We use a wide variety of analytical tools, selected to best meet your specific needs.
Click here for an overview of applications and the tools that serve them.
Descriptions
Below we provide you with an introduction to some of our most utilized instruments and techniques. Don’t see what you need here? We offer many more services. Contact us using our form and we will reply with a custom solution.

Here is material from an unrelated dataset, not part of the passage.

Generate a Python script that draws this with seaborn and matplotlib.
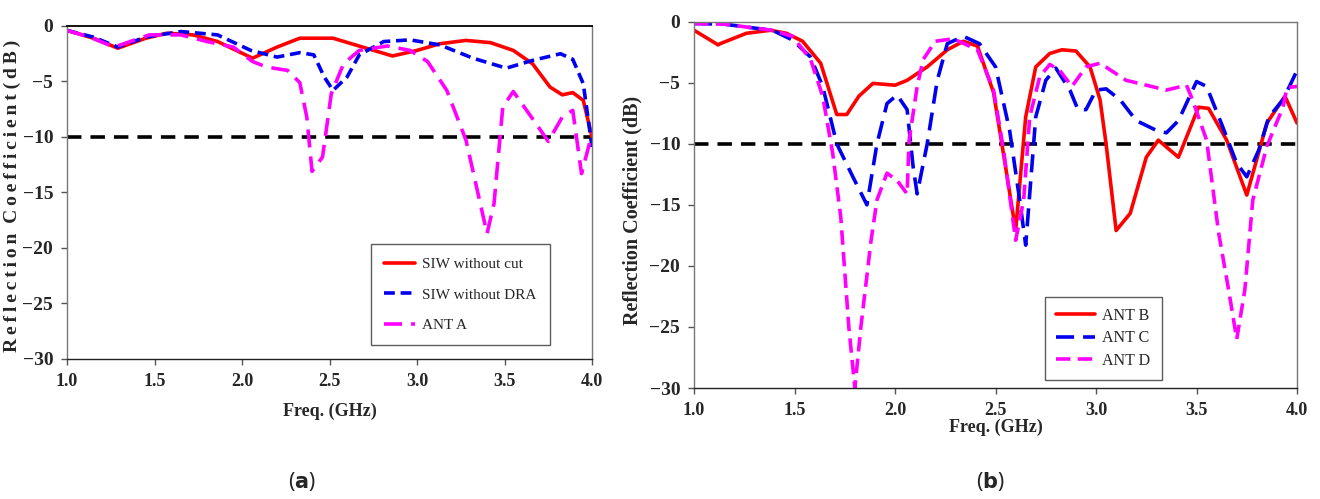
import numpy as np
import pandas as pd
import matplotlib
matplotlib.use("Agg")
import matplotlib.pyplot as plt
import seaborn as sns

# ---- panel (a) data ----
a_red_f = [1.0, 1.15, 1.29, 1.45, 1.57, 1.72, 1.86, 2.06, 2.2, 2.33, 2.52, 2.71, 2.86, 3.0, 3.13,
           3.28, 3.42, 3.55, 3.66, 3.76, 3.83, 3.89, 3.95, 4.0]
a_red_db = [-0.4, -1.1, -2.0, -1.1, -0.65, -0.8, -1.4, -2.9, -1.9, -1.1, -1.1, -2.0, -2.7, -2.2, -1.6,
            -1.3, -1.5, -2.2, -3.4, -5.5, -6.2, -6.0, -6.7, -10.0]

a_blue_f = [1.0, 1.15, 1.29, 1.45, 1.65, 1.86, 2.05, 2.2, 2.33, 2.41, 2.47, 2.52, 2.6, 2.67, 2.81,
            2.96, 3.13, 3.32, 3.51, 3.66, 3.82, 3.89, 3.95, 4.0]
a_blue_db = [-0.4, -1.0, -1.9, -1.0, -0.5, -0.8, -2.2, -2.8, -2.4, -2.6, -4.6, -5.8, -4.6, -2.6, -1.4,
             -1.25, -1.7, -2.9, -3.8, -3.1, -2.5, -3.0, -5.2, -10.9]

a_mag_f = [1.0, 1.13, 1.27, 1.47, 1.65, 1.8, 1.95, 2.06, 2.14, 2.26, 2.33, 2.37, 2.4, 2.46, 2.51,
           2.58, 2.67, 2.83, 2.96, 3.06, 3.17, 3.28, 3.4, 3.44, 3.49, 3.55, 3.68, 3.75, 3.83, 3.89,
           3.94, 4.0]
a_mag_db = [-0.4, -1.0, -1.9, -0.8, -0.8, -1.4, -1.9, -3.2, -3.7, -4.0, -5.1, -8.2, -13.1, -11.8, -6.1,
            -3.4, -2.2, -1.8, -2.2, -3.2, -5.8, -10.3, -18.7, -16.0, -7.3, -5.9, -8.8, -10.4, -8.2, -7.6,
            -13.3, -9.7]

a_labels = ["SIW without cut", "SIW without DRA", "ANT A"]

# ---- panel (b) data ----
b_red_f = [1.0, 1.12, 1.13, 1.26, 1.38, 1.46, 1.54, 1.63, 1.71, 1.76, 1.82, 1.89, 2.0, 2.06, 2.16,
           2.26, 2.34, 2.41, 2.49, 2.55, 2.6, 2.65, 2.7, 2.77, 2.83, 2.9, 2.97, 3.02, 3.05, 3.1,
           3.17, 3.25, 3.31, 3.41, 3.51, 3.56, 3.65, 3.75, 3.85, 3.94, 4.0]
b_red_db = [-0.7, -1.9, -1.8, -0.95, -0.7, -0.95, -1.6, -3.4, -7.6, -7.6, -6.1, -5.05, -5.2, -4.8, -3.7,
            -2.3, -1.6, -2.0, -5.8, -11.9, -17.1, -7.8, -3.7, -2.6, -2.3, -2.4, -3.7, -6.4, -10.0, -17.1,
            -15.7, -11.1, -9.7, -11.1, -7.0, -7.1, -9.7, -14.2, -8.3, -6.1, -8.3]

b_blue_f = [1.0, 1.15, 1.29, 1.39, 1.49, 1.58, 1.64, 1.71, 1.79, 1.86, 1.91, 1.96, 2.01, 2.06, 2.09,
            2.11, 2.16, 2.21, 2.26, 2.34, 2.42, 2.5, 2.57, 2.62, 2.65, 2.7, 2.75, 2.8, 2.87, 2.91,
            2.95, 3.0, 3.05, 3.12, 3.2, 3.3, 3.35, 3.41, 3.5, 3.55, 3.63, 3.7, 3.75, 3.81, 3.86,
            3.93, 4.0]
b_blue_db = [-0.15, -0.2, -0.5, -0.7, -1.5, -2.9, -5.3, -10.0, -12.7, -15.0, -10.0, -6.7, -6.0, -7.2, -11.9,
             -14.1, -10.0, -4.8, -1.8, -1.2, -1.8, -3.7, -8.9, -14.6, -18.3, -7.8, -4.8, -3.8, -5.6, -7.2,
             -7.2, -5.6, -5.5, -6.4, -8.1, -8.9, -9.1, -8.1, -4.9, -5.3, -8.6, -11.6, -12.7, -10.5, -7.8,
             -6.4, -4.0]

b_mag_f = [1.0, 1.15, 1.29, 1.39, 1.49, 1.58, 1.64, 1.69, 1.73, 1.77, 1.8, 1.83, 1.88, 1.91, 1.96,
           2.01, 2.06, 2.07, 2.11, 2.14, 2.2, 2.29, 2.41, 2.49, 2.54, 2.6, 2.64, 2.67, 2.72, 2.77,
           2.82, 2.88, 2.95, 3.02, 3.15, 3.35, 3.45, 3.48, 3.55, 3.61, 3.66, 3.7, 3.74, 3.78, 3.85,
           3.93, 3.95, 4.0]
b_mag_db = [-0.15, -0.2, -0.5, -0.7, -1.2, -3.1, -6.1, -10.8, -16.0, -25.0, -30.0, -25.0, -18.0, -14.6, -12.4,
            -13.0, -14.1, -9.7, -5.3, -3.1, -1.6, -1.4, -2.3, -5.6, -10.5, -17.9, -14.6, -7.8, -4.5, -3.5,
            -4.0, -5.3, -3.7, -3.4, -4.8, -5.6, -5.2, -6.4, -9.7, -17.3, -22.0, -26.0, -22.0, -14.6, -10.2,
            -7.0, -5.4, -5.3]

b_labels = ["ANT B", "ANT C", "ANT D"]

freq_ticks = [1.0, 1.5, 2.0, 2.5, 3.0, 3.5, 4.0]
db_ticks = [0, -5, -10, -15, -20, -25, -30]

sns.set_style("white")
plt.rcParams['font.family'] = ['Liberation Serif', 'DejaVu Serif']

RED = "#ff0000"
BLUE = "#0000ee"
MAG = "#ff00ff"

fig = plt.figure(figsize=(13.2, 4.99), dpi=100)
ax_a = fig.add_axes([0.0508, 0.2806, 0.3977, 0.6673])
ax_b = fig.add_axes([0.5258, 0.2224, 0.4568, 0.7341])


def draw_panel(ax, series, labels, dash_sets, legend_anchor, leg_kw):
    colors = [RED, BLUE, MAG]
    for (f, db), lab, col, dsh in zip(series, labels, colors, dash_sets):
        df = pd.DataFrame({"freq": f, "db": db})
        sns.lineplot(data=df, x="freq", y="db", ax=ax, color=col, lw=2.6,
                     label=lab, sort=False, estimator=None)
        if dsh is not None:
            ax.lines[-1].set_dashes(dsh)
    # -10 dB reference line
    ax.axhline(-10, color="black", lw=2.6, dashes=(4, 2.5), zorder=1)
    ax.set_xlim(1.0, 4.0)
    ax.set_ylim(-30, 0)
    ax.set_xticks(freq_ticks)
    ax.set_xticklabels([f"{t:.1f}" for t in freq_ticks], fontweight="bold", fontsize=13)
    ax.set_yticks(db_ticks)
    ax.set_yticklabels([f"{t}".replace("-", "\u2212") for t in db_ticks], fontsize=14,
                       fontweight="bold")
    ax.tick_params(axis="both", direction="out", length=4, width=1, color="#555555",
                   bottom=True, left=True, pad=6)
    for s in ax.spines.values():
        s.set_color("#777777")
        s.set_linewidth(1.0)
    ax.spines["bottom"].set_color("#222222")
    leg = ax.legend(loc="lower left", bbox_to_anchor=legend_anchor, frameon=True,
                    fancybox=False, edgecolor="#333333", handletextpad=0.5,
                    borderaxespad=0, **leg_kw)
    leg.get_frame().set_linewidth(1.0)
    ax.set_xlabel("")
    ax.set_ylabel("")


draw_panel(ax_a,
           [(a_red_f, a_red_db), (a_blue_f, a_blue_db), (a_mag_f, a_mag_db)],
           a_labels, [None, (3, 1.6), (5, 2.5)], (0.579, 0.042),
           dict(fontsize=11, handlelength=2.0, borderpad=0.85, labelspacing=1.1))
ax_a.spines["top"].set_color("#111111")
ax_a.spines["top"].set_linewidth(1.4)
ax_a.set_xlabel("Freq. (GHz)", fontweight="bold", fontsize=13, labelpad=9)
# letter-spaced label, as in the original figure
spaced = "\u2009".join("Reflection") + "  " + "\u2009".join("Coefficient") + " " + "\u2009".join("(dB)")
ax_a.set_ylabel(spaced, fontweight="bold", fontsize=14)
ax_a.yaxis.set_label_coords(-0.088, 0.49)

draw_panel(ax_b,
           [(b_red_f, b_red_db), (b_blue_f, b_blue_db), (b_mag_f, b_mag_db)],
           b_labels, [None, (5, 2.5), (4, 2)], (0.582, 0.022),
           dict(fontsize=11.5, handlelength=2.4, borderpad=0.7, labelspacing=0.4))
ax_b.set_xlabel("Freq. (GHz)", fontweight="bold", fontsize=13, labelpad=0)
ax_b.set_ylabel("Reflection Coefficient (dB)", fontweight="bold", fontsize=14.5)
ax_b.yaxis.set_label_coords(-0.086, 0.486)

fig.text(0.2288, 0.035, r"($\mathbf{a}$)", ha="center", va="center", fontsize=15,
         family=["Noto Sans", "DejaVu Sans"])
fig.text(0.75, 0.035, r"($\mathbf{b}$)", ha="center", va="center", fontsize=15,
         family=["Noto Sans", "DejaVu Sans"])

fig.savefig("out.png", dpi=100)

Scanning Auger Microscopy (also known as Auger Electron Spectroscopy) analyzes conductive samples at a depth of 2-3 nm. And with our high-accuracy instrumentation (field emission source) we have the ability to sample with a lateral resolution of better than 30nm. This allows for the inspection of films with the thickness of only a few monolayers from top down, or layers a few tens of nanometers thick when examined in cross section. Auger analysis can detect all elements except hydrogen and helium, at concentrations as low as 0.1 atomic percent (depending on element and matrix). An in situ ion beam can be used to remove material from the sample to allow analysis of buried layers. These so-called Depth Profiles produce plots of composition versus depth and can extend up to several microns below the surface. While Auger analysis performs best on semiconductors or conductive samples, less-insulating materials can sometimes be analyzed.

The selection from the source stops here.